Even at the peak of Modi’s popularity, the BJP got only 31 per cent of the national vote-share in 2014 parliamentary polls. There is nothing to suggest that their ranks have swelled either because of demonetisation or earlier economic initiatives of his BJP-NDA Government. In the past, too, elections have been lost by the incumbent than won by the Opposition, combined or not, pre-poll or post-poll. Leave aside the social media campaign that no leading actor or merchant, politician or bureaucrat has visited the banks, or their wives and children stood in the exchange queues anywhere in the country (barring Rahul Gandhi, who once again was made a butt of irreverent jokes), there are also reports of some government departments in some States that are used to handling lesser currencies in their daily work, are depositing demonetised currencies into their bank accounts the next morning.

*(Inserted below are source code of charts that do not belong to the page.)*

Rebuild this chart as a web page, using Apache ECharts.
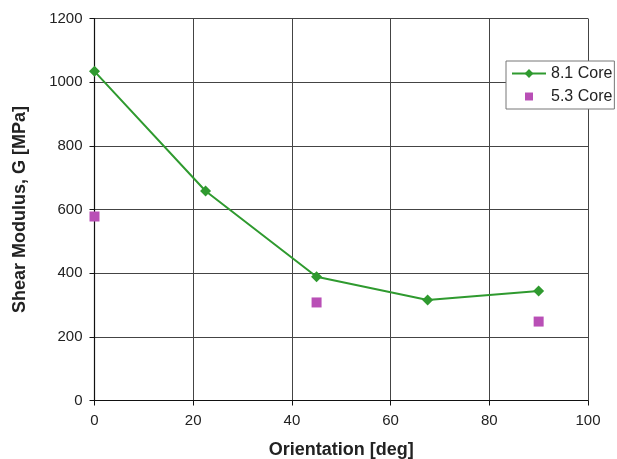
<!DOCTYPE html>
<html><head><meta charset="utf-8">
<script src="https://cdn.jsdelivr.net/npm/echarts@6/dist/echarts.min.js"></script>
<style>html,body{margin:0;padding:0;background:#fff}#c{width:617px;height:459px}</style>
</head><body><div id="c"></div>
<script>
const core81X = [0, 22.5, 45, 67.5, 90];
const core81Y = [1034, 658, 389, 316, 344];
const core53X = [0, 45, 90];
const core53Y = [578, 308, 248];
const xTicks = [0, 20, 40, 60, 80, 100];
const yTicks = [0, 200, 400, 600, 800, 1000, 1200];

const chart = echarts.init(document.getElementById('c'));
const font = 'Liberation Sans, Arial, Helvetica, sans-serif';
chart.setOption({
  animation: false,
  backgroundColor: '#fff',
  grid: {left: 94.5, right: 29, top: 18.5, bottom: 58.5, containLabel: false, outerBoundsMode: 'none'},
  xAxis: {
    type: 'value', min: xTicks[0], max: xTicks[xTicks.length-1], interval: 20,
    name: 'Orientation [deg]', nameLocation: 'middle', nameGap: 41,
    nameTextStyle: {fontFamily: font, fontSize: 18, fontWeight: 'bold', color: '#222'},
    axisLine: {lineStyle: {color: '#111', width: 1.2}},
    axisTick: {show: true, inside: false, length: 5, lineStyle: {color: '#111'}},
    axisLabel: {fontFamily: font, fontSize: 15, color: '#222', margin: 13, formatter: v => String(v)},
    splitLine: {show: true, lineStyle: {color: '#444', width: 1}}
  },
  yAxis: {
    type: 'value', min: yTicks[0], max: yTicks[yTicks.length-1], interval: 200,
    name: 'Shear Modulus, G [MPa]', nameLocation: 'middle', nameGap: 65,
    nameTextStyle: {fontFamily: font, fontSize: 18, fontWeight: 'bold', color: '#222'},
    axisLine: {show: true, lineStyle: {color: '#111', width: 1.2}},
    axisTick: {show: true, inside: false, length: 5, lineStyle: {color: '#111'}},
    axisLabel: {fontFamily: font, fontSize: 15, color: '#222', margin: 12, formatter: v => String(v)},
    splitLine: {show: true, lineStyle: {color: '#444', width: 1}}
  },
  legend: {
    orient: 'vertical', left: 506, top: 61,
    backgroundColor: '#fff', borderColor: '#777', borderWidth: 1,
    padding: [4.5, 2, 4.5, 5], itemWidth: 34, itemHeight: 11, itemGap: 7,
    textStyle: {fontFamily: font, fontSize: 16, color: '#222'},
    data: [
      {name: '8.1 Core'},
      {name: '5.3 Core', icon: 'path://M-0.19,-0.19M1.19,1.19M0,0L1,0L1,1L0,1Z'}
    ]
  },
  series: [
    {
      name: '8.1 Core', type: 'line',
      data: core81X.map((x, i) => [x, core81Y[i]]),
      symbol: 'diamond', symbolSize: 11,
      lineStyle: {color: '#2f9a2f', width: 2},
      itemStyle: {color: '#2f9a2f'}
    },
    {
      name: '5.3 Core', type: 'scatter',
      data: core53X.map((x, i) => [x, core53Y[i]]),
      symbol: 'rect', symbolSize: 10,
      itemStyle: {color: '#b94fb6', opacity: 1}
    }
  ]
});
</script></body></html>
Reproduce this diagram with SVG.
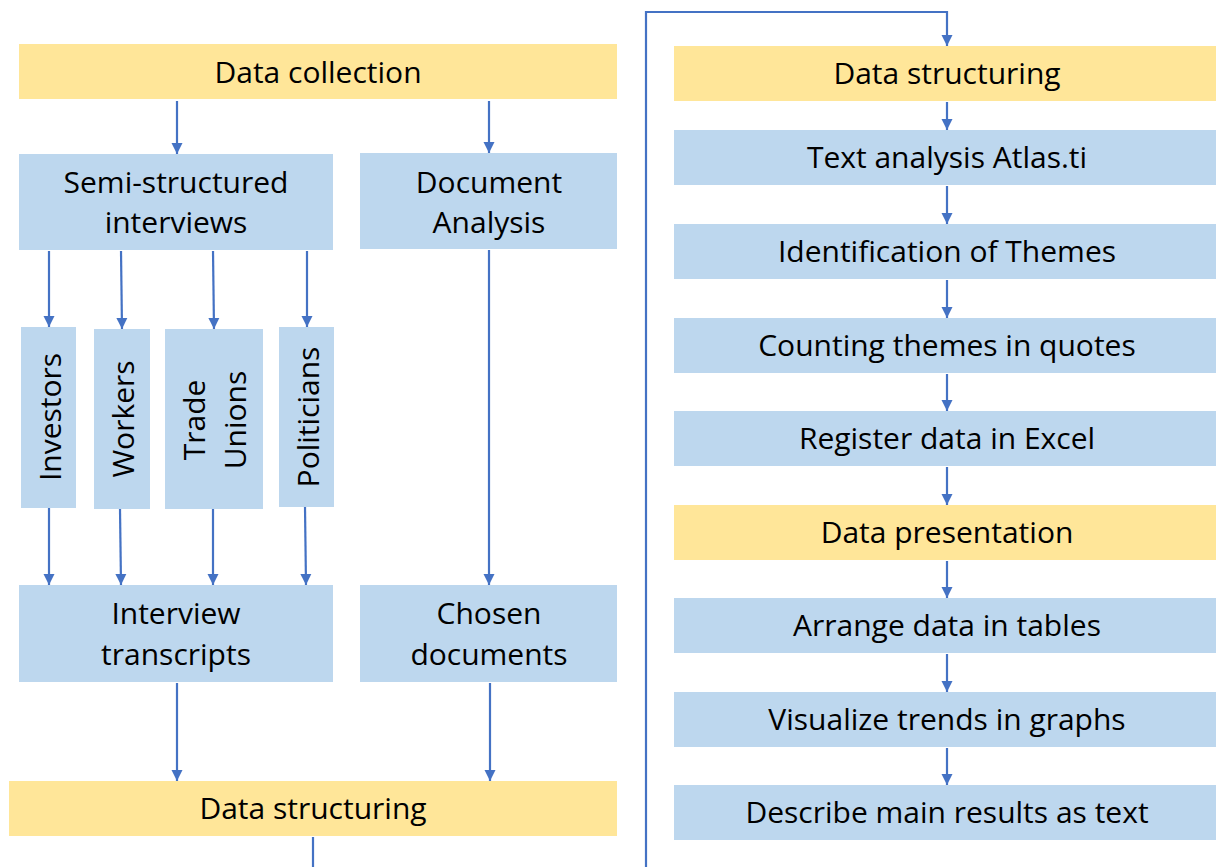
<svg xmlns="http://www.w3.org/2000/svg" width="1216" height="867" viewBox="0 0 1216 867">
<style>
.y{fill:#FFE699}
.b{fill:#BDD7EE}
text{font-family:"Open Sans",Lato,"Liberation Sans",sans-serif;font-size:30px;fill:#000;text-anchor:middle}
.c line,.c path{stroke:#4472C4;stroke-width:2.2;fill:none}
</style>
<defs>
<marker id="ah" markerUnits="userSpaceOnUse" markerWidth="12" markerHeight="12" viewBox="0 0 12 12" refX="11" refY="6" orient="auto">
<path d="M0,0.5 L11,6 L0,11.5 Z" fill="#4472C4"/>
</marker>
</defs>
<rect width="1216" height="867" fill="#fff"/>
<g id="data-collection"><rect class="y" x="19" y="44" width="598" height="55"/><text x="318" y="83">Data collection</text></g>
<g id="semi-structured"><rect class="b" x="19" y="154" width="314" height="96"/><text x="176" y="193">Semi-structured</text><text x="176" y="233">interviews</text></g>
<g id="document-analysis"><rect class="b" x="360" y="153" width="257" height="96"/><text x="489" y="193">Document</text><text x="489" y="233">Analysis</text></g>
<g id="investors"><rect class="b" x="21" y="327" width="55" height="181"/><text transform="translate(61,417) rotate(-90)">Investors</text></g>
<g id="workers"><rect class="b" x="94" y="329" width="56" height="180"/><text transform="translate(134,419) rotate(-90)">Workers</text></g>
<g id="trade-unions"><rect class="b" x="165" y="329" width="98" height="180"/><text transform="translate(205,420) rotate(-90)">Trade</text><text transform="translate(246,420) rotate(-90)">Unions</text></g>
<g id="politicians"><rect class="b" x="279" y="327" width="55" height="180"/><text transform="translate(319,417) rotate(-90)">Politicians</text></g>
<g id="interview-transcripts"><rect class="b" x="19" y="585" width="314" height="97"/><text x="176" y="624">Interview</text><text x="176" y="665">transcripts</text></g>
<g id="chosen-documents"><rect class="b" x="360" y="585" width="257" height="97"/><text x="489" y="624">Chosen</text><text x="489" y="665">documents</text></g>
<g id="data-structuring-left"><rect class="y" x="9" y="781" width="608" height="55"/><text x="313" y="819">Data structuring</text></g>
<g id="data-structuring-right"><rect class="y" x="674" y="46" width="542" height="55"/><text x="947" y="84">Data structuring</text></g>
<g id="text-analysis"><rect class="b" x="674" y="130" width="542" height="55"/><text x="947" y="168">Text analysis Atlas.ti</text></g>
<g id="identification"><rect class="b" x="674" y="224" width="542" height="55"/><text x="947" y="262">Identification of Themes</text></g>
<g id="counting"><rect class="b" x="674" y="318" width="542" height="55"/><text x="947" y="356">Counting themes in quotes</text></g>
<g id="register"><rect class="b" x="674" y="411" width="542" height="55"/><text x="947" y="449">Register data in Excel</text></g>
<g id="data-presentation"><rect class="y" x="674" y="505" width="542" height="55"/><text x="947" y="543">Data presentation</text></g>
<g id="arrange"><rect class="b" x="674" y="598" width="542" height="55"/><text x="947" y="636">Arrange data in tables</text></g>
<g id="visualize"><rect class="b" x="674" y="692" width="542" height="55"/><text x="947" y="730">Visualize trends in graphs</text></g>
<g id="describe"><rect class="b" x="674" y="785" width="542" height="55"/><text x="947" y="823">Describe main results as text</text></g>
<g id="connectors" class="c">
<line x1="177" y1="101" x2="177" y2="154" marker-end="url(#ah)"/>
<line x1="489" y1="101" x2="489" y2="153" marker-end="url(#ah)"/>
<line x1="49" y1="251" x2="49" y2="327" marker-end="url(#ah)"/>
<line x1="121" y1="251" x2="122" y2="329" marker-end="url(#ah)"/>
<line x1="213" y1="251" x2="214" y2="329" marker-end="url(#ah)"/>
<line x1="307" y1="251" x2="307" y2="327" marker-end="url(#ah)"/>
<line x1="49" y1="508" x2="49" y2="585" marker-end="url(#ah)"/>
<line x1="120" y1="509" x2="121" y2="585" marker-end="url(#ah)"/>
<line x1="213" y1="509" x2="213" y2="585" marker-end="url(#ah)"/>
<line x1="305" y1="507" x2="306" y2="585" marker-end="url(#ah)"/>
<line x1="489" y1="250" x2="489" y2="585" marker-end="url(#ah)"/>
<line x1="177" y1="683" x2="177" y2="781" marker-end="url(#ah)"/>
<line x1="490" y1="683" x2="490" y2="781" marker-end="url(#ah)"/>
<path d="M313,837 V890 H646 V12 H947 V46" marker-end="url(#ah)"/>
<line x1="947" y1="102" x2="947" y2="130" marker-end="url(#ah)"/>
<line x1="947" y1="186" x2="947" y2="224" marker-end="url(#ah)"/>
<line x1="947" y1="280" x2="947" y2="318" marker-end="url(#ah)"/>
<line x1="947" y1="374" x2="947" y2="411" marker-end="url(#ah)"/>
<line x1="947" y1="467" x2="947" y2="505" marker-end="url(#ah)"/>
<line x1="947" y1="561" x2="947" y2="598" marker-end="url(#ah)"/>
<line x1="947" y1="654" x2="947" y2="692" marker-end="url(#ah)"/>
<line x1="947" y1="748" x2="947" y2="785" marker-end="url(#ah)"/>
</g>
</svg>
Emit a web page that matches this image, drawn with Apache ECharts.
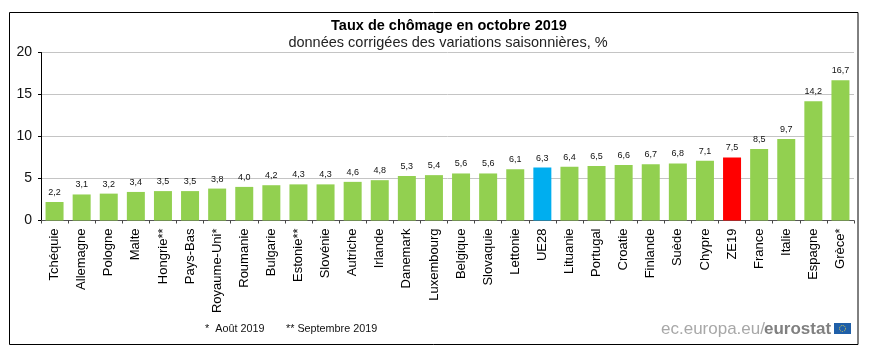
<!DOCTYPE html>
<html><head><meta charset="utf-8">
<style>html,body{margin:0;padding:0;background:#fff}#c{width:875px;height:359px}</style>
<script src="https://cdn.jsdelivr.net/npm/echarts@6/dist/echarts.min.js"></script>
</head><body><div id="c"></div>
<script>
const categories = ["Tchéquie","Allemagne","Pologne","Malte","Hongrie**","Pays-Bas","Royaume-Uni*","Roumanie","Bulgarie","Estonie**","Slovénie","Autriche","Irlande","Danemark","Luxembourg","Belgique","Slovaquie","Lettonie","UE28","Lituanie","Portugal","Croatie","Finlande","Suède","Chypre","ZE19","France","Italie","Espagne","Grèce*"];
const values = [2.2,3.1,3.2,3.4,3.5,3.5,3.8,4.0,4.2,4.3,4.3,4.6,4.8,5.3,5.4,5.6,5.6,6.1,6.3,6.4,6.5,6.6,6.7,6.8,7.1,7.5,8.5,9.7,14.2,16.7];
const highlights = {"UE28":"#00AEEF","ZE19":"#FF0000"};
const barColor = "#92D050";
const yTicks = {min:0,max:20,interval:5};
const FONT = '"Liberation Sans", Arial, sans-serif';
const chart = echarts.init(document.getElementById('c'),null,{renderer:'canvas'});
chart.setOption({
  animation:false,
  backgroundColor:'#fff',
  title:[
    {text:'Taux de chômage en octobre 2019',left:444,top:13.5,textAlign:'center',textStyle:{fontFamily:FONT,fontSize:14.5,fontWeight:'bold',color:'#000'}},
    {text:'données corrigées des variations saisonnières, %',left:443,top:30.5,textAlign:'center',textStyle:{fontFamily:FONT,fontSize:14.5,fontWeight:'normal',color:'#222'}}
  ],
  grid:{left:41,right:21,top:52.5,height:168,containLabel:false},
  xAxis:{type:'category',data:categories,
    axisLine:{show:true,onZero:false,lineStyle:{color:'#555',width:1}},
    axisTick:{show:true,alignWithLabel:false,length:3,lineStyle:{color:'#444'}},
    axisLabel:{interval:0,rotate:90,margin:8,fontFamily:FONT,fontSize:13,color:'#000',align:'right',verticalAlign:'middle'},
    splitLine:{show:false}},
  yAxis:{type:'value',min:yTicks.min,max:yTicks.max,interval:yTicks.interval,
    axisLine:{show:true,lineStyle:{color:'#000',width:1}},
    axisTick:{show:true,length:3,lineStyle:{color:'#000'}},
    axisLabel:{margin:9,fontFamily:FONT,fontSize:14,color:'#111'},
    splitLine:{show:true,lineStyle:{color:'#c4c4c4',width:1}}},
  series:[{type:'bar',barWidth:18,
    data:categories.map((c,i)=>({value:values[i],itemStyle:{color:highlights[c]||barColor}})),
    label:{show:true,position:'top',distance:5,fontFamily:FONT,fontSize:9,color:'#111',
      formatter:p=>p.value.toFixed(1).replace('.',',')}}],
  graphic:[
    {type:'rect',silent:true,z:-1,shape:{x:9.5,y:12.5,width:848.5,height:332},style:{fill:'none',stroke:'#000',lineWidth:1}},
    {type:'text',left:205,top:324,style:{text:'*  Août 2019',font:'10.8px '+FONT,fill:'#111'}},
    {type:'text',left:286,top:324,style:{text:'** Septembre 2019',font:'10.8px '+FONT,fill:'#111'}},
    {type:'text',left:661,top:321,style:{text:'ec.europa.eu/',font:'17px '+FONT,fill:'#a8a8a8'}},
    {type:'text',left:764,top:321,style:{text:'eurostat',font:'bold 17px '+FONT,fill:'#808080'}},
    {type:'rect',silent:true,shape:{x:834,y:323,width:17,height:11},style:{fill:'#1f5fa8'}},
    {type:'circle',silent:true,shape:{cx:842.5,cy:328.5,r:3},style:{fill:'none',stroke:'#e8d44a',lineWidth:1,lineDash:[1,1]}}
  ]
});
</script></body></html>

What demonetisation per se means for the nation’s black money economy, and politics, can be judged only as the nation pauses after the present phase ends and evaluation begins in right earnest. The Centre and the political leadership should also be concerned about the cumulative effect of impacting on the officialdom at all levels without desired effects on the demonetisation from, as it could have nasty consequences on the implementation also of downstream projects like ‘Swachh Bharat’, famously announced by the Prime Minister in the past and also in the future. Just now, there is nothing to show that these projects have actually worked at the levels where they are meant to.
Administrative bungling
Today, demonetisation, rather than even Hindutva, has united the Opposition, more than any other issue under the Modi raj. To assume and want others also to believe that the political opponents of this Government are driven only by a hate-Modi helplessness could well be oversimplification of the political undercurrents that pundits failed to grasp when Modi was a rising star in this country, and Donald Trump was elected President in the US (the world’s oldest democracy) more recently. From a purely political angle, it’s half-way through Modi leadership’s five-year term in office. It’s the time when the voter’s honeymoon with the ruler had ended.
It’s thus also the time when people who had voted a ruler to power generally sat up and took stock of their own past decision(s). Considering that despite early voter-backing, the likes of Rajiv Gandhi, P V Narasimha Rao and even more so, Atal Behari Vajpayee all lost the immediate next elections should mean that the likes of ‘India Shining’ campaigns have had their limited shelf-life. Needless to recall, Modi himself bunked all pollsters’ predictions of winning his State for the BJP after the infamous ‘Gujarat riots’ should also be a reminder that the voter has a different yardstick than what the ruling class and the self-styled pundits have given themselves. In the present case, it’s not about the ‘shock value’ attached to the demonetisation announcement, wherein ‘top secrecy’ was very much justified. It’s the subsequent administrative bungling in terms of confusion about the availability of new currencies, adequate and timely supplies to banks and ever-changing instructions on their distribution that has confused the Indian voter - not all of whom are bank customers, either.